I chłodno, dostrzegamy nadchodzącą jesień i myślimy o zimowym ogrzewaniu. Za 2 albo 3 tygodnie palimy w piecu by nie marznąć. Osobiście nie lubię zapachów tych przy piecu CO.Dysponujemy akurat taką techniką grzewczą która ma jednak swoje plusy a najważniejszy jest tania, przy tej technice jest możliwe spalanie niektórych śmieci. Najważniejsze to mój eksperyment energetyczny o którym nie piszę bo jest tajemnicą jak na razie. Co ciekawe jest legalny, może trochę pracochłonny. Niewielkie nakłady inwestycyjne mogą podnieść poziom technologiczny ale to dopiero po zimowych testach na tym moim paliwie podejmę stosowne decyzje co do unowocześnienia technologii wytwarzania tego paliwa. Chodzi o brykietowanie które nie musi być jakieś wyrafinowane, tylko takie aby wykonać optymalne wielkości kostek czy podobnych do kostek kawałków. Organizacja produkcji, takiej kilkudniowej zapewniającej znaczny procent energii wymaga odpowiedniego dopracowania logistycznego.

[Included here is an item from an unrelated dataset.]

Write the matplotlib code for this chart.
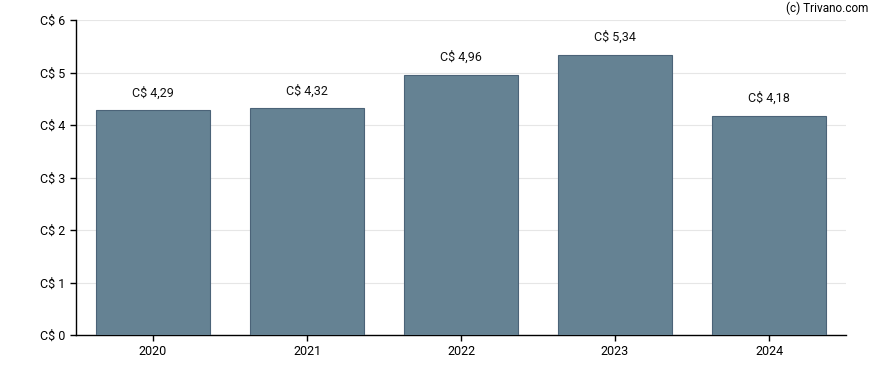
import matplotlib
matplotlib.use("Agg")
import matplotlib.pyplot as plt

# Données
years = ["2020", "2021", "2022", "2023", "2024"]
values = [4.29, 4.32, 4.96, 5.34, 4.18]
yticks = [0, 1, 2, 3, 4, 5, 6]

plt.rcParams['font.family'] = ['Roboto', 'DejaVu Sans']
plt.rcParams['font.size'] = 9

fig = plt.figure(figsize=(8.88, 3.7), dpi=100)
ax = fig.add_axes([76 / 888, 35 / 370, 770 / 888, 315 / 370])

x = range(len(years))
ax.bar(x, values, width=0.74, color="#658293", edgecolor="#4b6378", linewidth=0.8, zorder=3)

# Étiquettes au-dessus des barres
for i, v in zip(x, values):
    ax.text(i, v + 0.2, "C$ " + f"{v:.2f}".replace(".", ","), ha="center", va="bottom",
            fontsize=9, color="#111111")

ax.set_xlim(-0.5, len(years) - 0.5)
ax.set_ylim(0, 6)
ax.set_xticks(list(x))
ax.set_xticklabels(years)
ax.set_yticks(yticks)
ax.set_yticklabels([f"C$ {t}" for t in yticks])
ax.tick_params(axis="both", labelsize=9, length=4, width=1, colors="#000000")
ax.grid(axis="y", color="#e6e6e6", linewidth=0.8, zorder=0)

for s in ["top", "right"]:
    ax.spines[s].set_visible(False)
for s in ["left", "bottom"]:
    ax.spines[s].set_linewidth(1)

fig.text(868 / 888, 1 - 8 / 370, "(c) Trivano.com", ha="right", va="center", fontsize=8.5)

fig.savefig("out.png", dpi=100)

Moje spostrzeżenia dotyczą tylko tych moich doświadczeń których wyniki w zasadzie mam w pamięci, chodzi o najistotniejsze dane. Najważniejsze doświadczenia muszą odbywać się w temperaturach stosownych do ogrzewania, tak jak ostatnie noce mimo temperatur poniżej 10 stopni C jeszcze nie powodują chłodu w pomieszczeniach mieszkalnych i dlatego nie dokonuję jeszcze tych przewidywanych doświadczeń. Osobnym problemem wydaje się samo przechowywanie paliwa tego eksperymentalnego, raczej nie można jego przechowywać w tym samym pomieszczeniu co piec, bo zwykły węgiel to nie ma problemu, leży obok i jest bezpiecznie. Wszytko to będę musiał przemyśleć w sposób całościowy.